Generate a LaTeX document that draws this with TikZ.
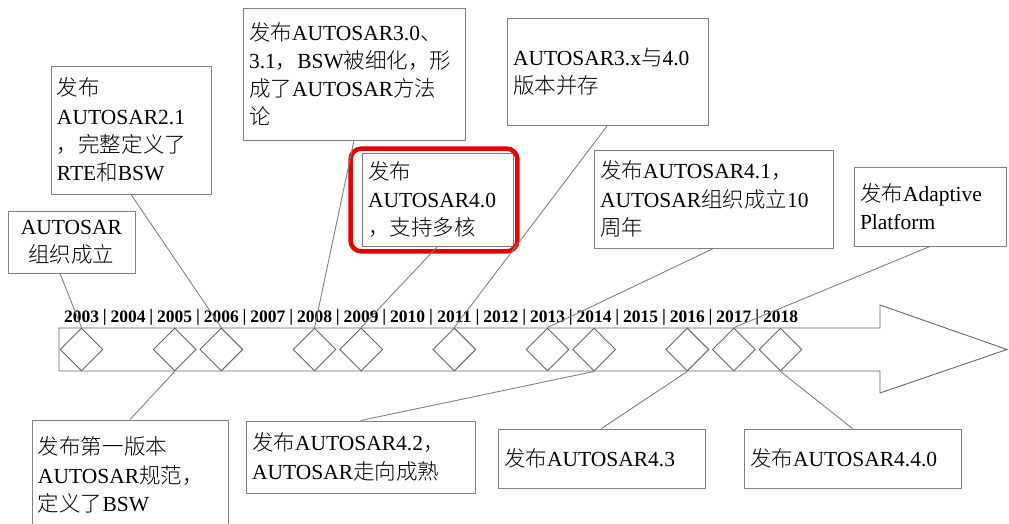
--
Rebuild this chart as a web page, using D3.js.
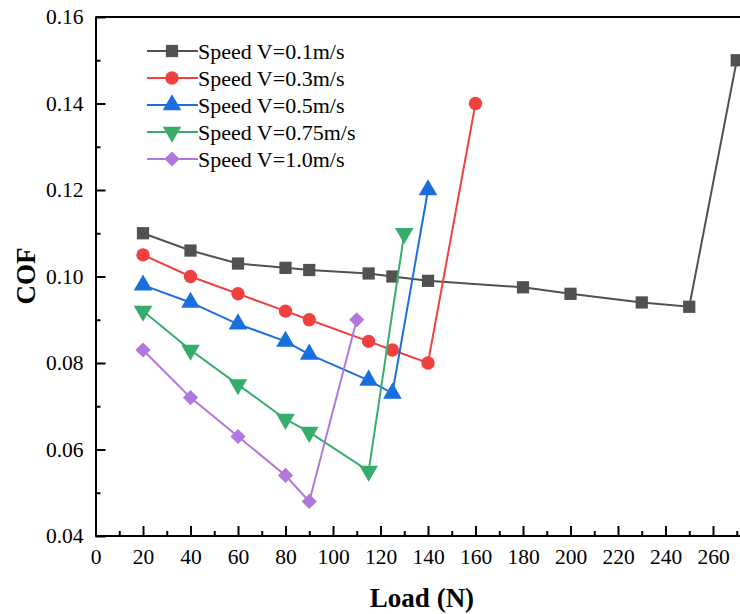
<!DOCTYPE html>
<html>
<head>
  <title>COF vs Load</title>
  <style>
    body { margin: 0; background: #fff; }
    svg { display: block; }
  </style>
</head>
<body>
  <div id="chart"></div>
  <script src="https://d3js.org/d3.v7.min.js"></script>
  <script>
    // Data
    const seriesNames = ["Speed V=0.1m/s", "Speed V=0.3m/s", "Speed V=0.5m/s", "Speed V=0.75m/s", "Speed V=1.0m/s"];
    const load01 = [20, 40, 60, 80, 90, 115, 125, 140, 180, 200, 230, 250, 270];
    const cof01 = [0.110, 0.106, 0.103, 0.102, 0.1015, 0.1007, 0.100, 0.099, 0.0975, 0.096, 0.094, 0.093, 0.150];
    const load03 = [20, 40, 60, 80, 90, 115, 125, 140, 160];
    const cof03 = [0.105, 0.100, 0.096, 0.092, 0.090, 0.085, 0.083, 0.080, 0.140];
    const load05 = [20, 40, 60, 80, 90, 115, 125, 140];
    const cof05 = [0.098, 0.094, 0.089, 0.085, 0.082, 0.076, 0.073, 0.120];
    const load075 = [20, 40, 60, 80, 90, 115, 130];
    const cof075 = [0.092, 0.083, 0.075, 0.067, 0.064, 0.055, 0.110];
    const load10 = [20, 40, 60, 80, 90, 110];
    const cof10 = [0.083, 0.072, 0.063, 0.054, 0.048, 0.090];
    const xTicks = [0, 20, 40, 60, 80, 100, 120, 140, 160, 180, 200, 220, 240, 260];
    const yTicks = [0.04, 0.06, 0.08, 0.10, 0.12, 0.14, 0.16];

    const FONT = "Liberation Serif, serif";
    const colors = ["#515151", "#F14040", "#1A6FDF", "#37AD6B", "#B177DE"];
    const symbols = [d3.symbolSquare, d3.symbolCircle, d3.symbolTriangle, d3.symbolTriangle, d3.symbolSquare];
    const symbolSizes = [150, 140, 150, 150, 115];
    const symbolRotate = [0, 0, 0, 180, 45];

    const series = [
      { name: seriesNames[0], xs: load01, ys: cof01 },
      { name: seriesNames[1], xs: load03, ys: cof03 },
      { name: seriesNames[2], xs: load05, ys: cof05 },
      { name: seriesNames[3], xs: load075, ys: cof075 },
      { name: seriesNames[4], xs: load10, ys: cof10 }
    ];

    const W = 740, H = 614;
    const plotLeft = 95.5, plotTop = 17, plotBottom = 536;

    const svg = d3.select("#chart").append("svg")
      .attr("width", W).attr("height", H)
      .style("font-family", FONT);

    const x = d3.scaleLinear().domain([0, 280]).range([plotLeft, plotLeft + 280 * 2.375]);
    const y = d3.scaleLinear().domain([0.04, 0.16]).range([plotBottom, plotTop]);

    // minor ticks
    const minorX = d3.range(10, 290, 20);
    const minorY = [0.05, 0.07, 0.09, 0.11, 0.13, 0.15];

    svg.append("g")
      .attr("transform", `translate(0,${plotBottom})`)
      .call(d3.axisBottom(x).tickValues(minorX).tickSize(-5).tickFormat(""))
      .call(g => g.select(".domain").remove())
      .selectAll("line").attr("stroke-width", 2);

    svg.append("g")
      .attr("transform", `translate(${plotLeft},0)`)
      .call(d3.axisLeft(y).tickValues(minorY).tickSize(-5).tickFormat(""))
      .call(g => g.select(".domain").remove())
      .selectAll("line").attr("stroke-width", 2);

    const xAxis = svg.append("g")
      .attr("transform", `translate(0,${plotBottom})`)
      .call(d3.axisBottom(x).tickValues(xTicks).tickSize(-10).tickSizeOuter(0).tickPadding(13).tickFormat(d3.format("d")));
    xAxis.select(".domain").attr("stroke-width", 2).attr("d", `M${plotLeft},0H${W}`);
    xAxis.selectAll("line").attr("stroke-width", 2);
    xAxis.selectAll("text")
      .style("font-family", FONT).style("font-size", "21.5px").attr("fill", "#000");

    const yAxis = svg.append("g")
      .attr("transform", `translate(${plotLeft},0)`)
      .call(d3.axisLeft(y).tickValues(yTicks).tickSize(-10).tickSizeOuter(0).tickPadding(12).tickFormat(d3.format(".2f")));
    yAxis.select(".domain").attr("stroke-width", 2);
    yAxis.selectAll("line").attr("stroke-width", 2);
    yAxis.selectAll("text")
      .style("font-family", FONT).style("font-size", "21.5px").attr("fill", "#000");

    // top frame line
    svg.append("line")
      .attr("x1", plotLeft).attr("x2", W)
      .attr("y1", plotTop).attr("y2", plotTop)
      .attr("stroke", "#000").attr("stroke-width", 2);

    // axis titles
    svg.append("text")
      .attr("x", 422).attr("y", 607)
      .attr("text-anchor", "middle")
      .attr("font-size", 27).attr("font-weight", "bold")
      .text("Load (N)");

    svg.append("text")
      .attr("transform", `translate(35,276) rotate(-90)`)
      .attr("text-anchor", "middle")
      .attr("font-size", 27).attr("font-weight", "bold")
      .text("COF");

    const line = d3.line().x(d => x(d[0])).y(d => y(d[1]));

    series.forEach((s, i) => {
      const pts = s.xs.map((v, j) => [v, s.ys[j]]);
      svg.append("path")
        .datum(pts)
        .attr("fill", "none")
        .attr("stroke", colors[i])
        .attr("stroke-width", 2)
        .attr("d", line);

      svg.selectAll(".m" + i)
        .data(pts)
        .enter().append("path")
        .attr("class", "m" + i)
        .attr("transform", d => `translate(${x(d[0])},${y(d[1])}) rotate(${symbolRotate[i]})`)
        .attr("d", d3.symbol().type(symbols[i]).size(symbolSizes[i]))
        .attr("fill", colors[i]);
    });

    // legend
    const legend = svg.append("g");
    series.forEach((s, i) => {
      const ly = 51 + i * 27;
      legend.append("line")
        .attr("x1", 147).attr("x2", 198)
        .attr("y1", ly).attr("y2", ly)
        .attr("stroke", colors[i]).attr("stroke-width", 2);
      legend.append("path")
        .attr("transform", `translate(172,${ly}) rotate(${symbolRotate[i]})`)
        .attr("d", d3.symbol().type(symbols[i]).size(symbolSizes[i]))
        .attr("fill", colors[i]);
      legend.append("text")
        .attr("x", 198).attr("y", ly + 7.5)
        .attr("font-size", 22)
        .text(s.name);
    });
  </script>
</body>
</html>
---
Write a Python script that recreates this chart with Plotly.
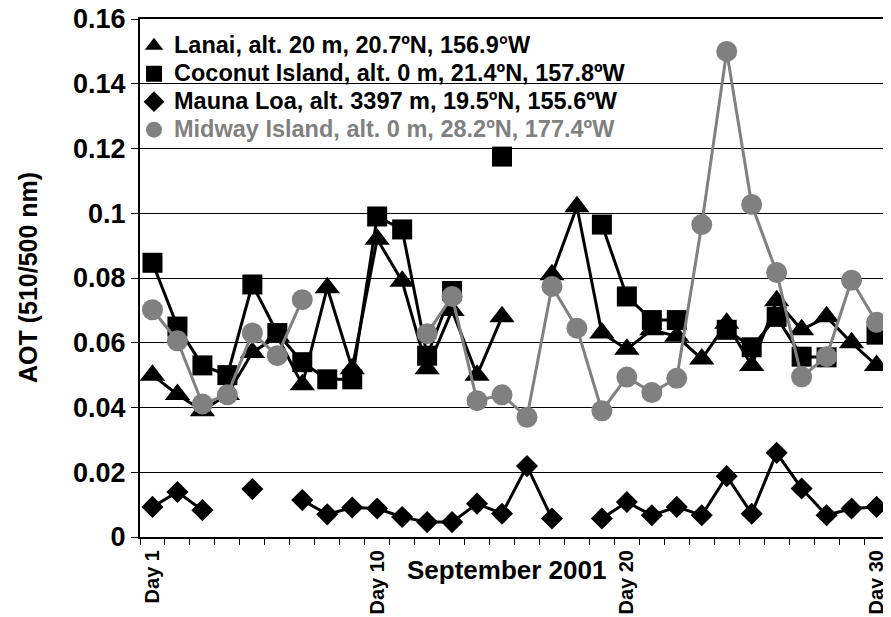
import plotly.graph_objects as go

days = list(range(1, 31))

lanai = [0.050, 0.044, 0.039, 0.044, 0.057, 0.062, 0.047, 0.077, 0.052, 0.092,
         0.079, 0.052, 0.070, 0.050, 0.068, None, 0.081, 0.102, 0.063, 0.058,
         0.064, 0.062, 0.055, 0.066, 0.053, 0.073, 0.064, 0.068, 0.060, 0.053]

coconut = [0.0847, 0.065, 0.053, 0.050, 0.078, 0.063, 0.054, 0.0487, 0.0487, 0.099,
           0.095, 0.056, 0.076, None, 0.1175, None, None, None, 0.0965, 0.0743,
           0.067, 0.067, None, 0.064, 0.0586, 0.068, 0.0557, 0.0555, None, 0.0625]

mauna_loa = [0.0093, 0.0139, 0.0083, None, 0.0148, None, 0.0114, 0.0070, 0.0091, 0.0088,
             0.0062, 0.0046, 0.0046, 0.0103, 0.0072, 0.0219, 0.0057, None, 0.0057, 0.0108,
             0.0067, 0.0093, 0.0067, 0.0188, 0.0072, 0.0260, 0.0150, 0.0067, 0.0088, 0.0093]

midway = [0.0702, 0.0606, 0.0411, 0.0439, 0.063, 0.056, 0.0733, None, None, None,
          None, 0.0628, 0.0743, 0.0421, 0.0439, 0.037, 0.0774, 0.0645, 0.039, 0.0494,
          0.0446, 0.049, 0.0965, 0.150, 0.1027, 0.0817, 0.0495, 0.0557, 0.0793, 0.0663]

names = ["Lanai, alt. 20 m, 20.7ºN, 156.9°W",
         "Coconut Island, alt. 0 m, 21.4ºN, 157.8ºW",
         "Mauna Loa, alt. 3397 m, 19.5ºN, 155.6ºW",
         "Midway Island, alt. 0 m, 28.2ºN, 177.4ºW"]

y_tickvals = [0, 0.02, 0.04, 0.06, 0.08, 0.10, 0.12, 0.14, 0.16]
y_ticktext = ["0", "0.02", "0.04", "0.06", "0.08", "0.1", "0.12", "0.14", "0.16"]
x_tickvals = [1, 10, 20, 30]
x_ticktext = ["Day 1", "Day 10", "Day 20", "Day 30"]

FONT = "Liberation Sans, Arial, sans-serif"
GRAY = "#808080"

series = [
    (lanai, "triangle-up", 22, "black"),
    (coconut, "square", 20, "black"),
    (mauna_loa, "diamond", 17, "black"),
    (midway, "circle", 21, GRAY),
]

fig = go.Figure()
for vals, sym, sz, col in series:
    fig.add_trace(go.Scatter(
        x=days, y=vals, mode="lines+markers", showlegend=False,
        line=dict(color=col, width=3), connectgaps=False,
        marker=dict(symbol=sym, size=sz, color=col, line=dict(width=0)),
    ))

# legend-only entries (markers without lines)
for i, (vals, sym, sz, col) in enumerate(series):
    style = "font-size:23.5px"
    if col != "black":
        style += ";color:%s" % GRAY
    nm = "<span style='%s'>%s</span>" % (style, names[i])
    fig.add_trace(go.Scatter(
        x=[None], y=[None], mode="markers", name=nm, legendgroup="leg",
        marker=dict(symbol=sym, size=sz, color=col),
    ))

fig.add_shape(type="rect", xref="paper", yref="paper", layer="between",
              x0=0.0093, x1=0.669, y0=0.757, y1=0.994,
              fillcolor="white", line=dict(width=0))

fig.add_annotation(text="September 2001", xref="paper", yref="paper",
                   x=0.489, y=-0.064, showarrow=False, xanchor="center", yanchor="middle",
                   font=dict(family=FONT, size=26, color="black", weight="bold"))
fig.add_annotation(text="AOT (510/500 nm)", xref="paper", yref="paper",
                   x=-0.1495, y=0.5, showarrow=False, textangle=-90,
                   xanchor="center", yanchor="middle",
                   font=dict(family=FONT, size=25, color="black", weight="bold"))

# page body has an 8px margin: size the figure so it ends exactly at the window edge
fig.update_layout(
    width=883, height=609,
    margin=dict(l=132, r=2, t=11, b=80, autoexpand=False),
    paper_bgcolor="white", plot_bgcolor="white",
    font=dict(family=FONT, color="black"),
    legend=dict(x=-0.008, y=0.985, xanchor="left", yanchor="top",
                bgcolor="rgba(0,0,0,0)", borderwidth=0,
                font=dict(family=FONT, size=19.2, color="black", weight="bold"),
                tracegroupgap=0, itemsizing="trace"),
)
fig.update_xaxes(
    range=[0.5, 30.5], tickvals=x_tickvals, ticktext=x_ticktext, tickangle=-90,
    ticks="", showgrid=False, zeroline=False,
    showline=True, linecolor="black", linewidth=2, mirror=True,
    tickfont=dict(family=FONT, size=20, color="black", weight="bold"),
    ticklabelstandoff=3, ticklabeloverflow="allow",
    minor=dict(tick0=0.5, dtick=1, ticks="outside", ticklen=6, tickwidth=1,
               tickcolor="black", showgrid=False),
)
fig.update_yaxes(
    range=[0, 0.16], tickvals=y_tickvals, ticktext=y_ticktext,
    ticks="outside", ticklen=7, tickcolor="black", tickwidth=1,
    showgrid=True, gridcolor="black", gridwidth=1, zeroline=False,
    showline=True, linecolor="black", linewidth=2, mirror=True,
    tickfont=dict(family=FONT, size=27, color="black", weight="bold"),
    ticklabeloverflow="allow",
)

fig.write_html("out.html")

Your goal>
Keep the images out of the copy. Repeat word for word only the lines from the one containing "Rebuild this chart" through the one containing "const plotLeft = 95.5, plotTop", both ends included.

Exercise result>
Rebuild this chart as a web page, using D3.js.
<!DOCTYPE html>
<html>
<head>
  <title>COF vs Load</title>
  <style>
    body { margin: 0; background: #fff; }
    svg { display: block; }
  </style>
</head>
<body>
  <div id="chart"></div>
  <script src="https://d3js.org/d3.v7.min.js"></script>
  <script>
    // Data
    const seriesNames = ["Speed V=0.1m/s", "Speed V=0.3m/s", "Speed V=0.5m/s", "Speed V=0.75m/s", "Speed V=1.0m/s"];
    const load01 = [20, 40, 60, 80, 90, 115, 125, 140, 180, 200, 230, 250, 270];
    const cof01 = [0.110, 0.106, 0.103, 0.102, 0.1015, 0.1007, 0.100, 0.099, 0.0975, 0.096, 0.094, 0.093, 0.150];
    const load03 = [20, 40, 60, 80, 90, 115, 125, 140, 160];
    const cof03 = [0.105, 0.100, 0.096, 0.092, 0.090, 0.085, 0.083, 0.080, 0.140];
    const load05 = [20, 40, 60, 80, 90, 115, 125, 140];
    const cof05 = [0.098, 0.094, 0.089, 0.085, 0.082, 0.076, 0.073, 0.120];
    const load075 = [20, 40, 60, 80, 90, 115, 130];
    const cof075 = [0.092, 0.083, 0.075, 0.067, 0.064, 0.055, 0.110];
    const load10 = [20, 40, 60, 80, 90, 110];
    const cof10 = [0.083, 0.072, 0.063, 0.054, 0.048, 0.090];
    const xTicks = [0, 20, 40, 60, 80, 100, 120, 140, 160, 180, 200, 220, 240, 260];
    const yTicks = [0.04, 0.06, 0.08, 0.10, 0.12, 0.14, 0.16];

    const FONT = "Liberation Serif, serif";
    const colors = ["#515151", "#F14040", "#1A6FDF", "#37AD6B", "#B177DE"];
    const symbols = [d3.symbolSquare, d3.symbolCircle, d3.symbolTriangle, d3.symbolTriangle, d3.symbolSquare];
    const symbolSizes = [150, 140, 150, 150, 115];
    const symbolRotate = [0, 0, 0, 180, 45];

    const series = [
      { name: seriesNames[0], xs: load01, ys: cof01 },
      { name: seriesNames[1], xs: load03, ys: cof03 },
      { name: seriesNames[2], xs: load05, ys: cof05 },
      { name: seriesNames[3], xs: load075, ys: cof075 },
      { name: seriesNames[4], xs: load10, ys: cof10 }
    ];

    const W = 740, H = 614;
    const plotLeft = 95.5, plotTop = 17, plotBottom = 536;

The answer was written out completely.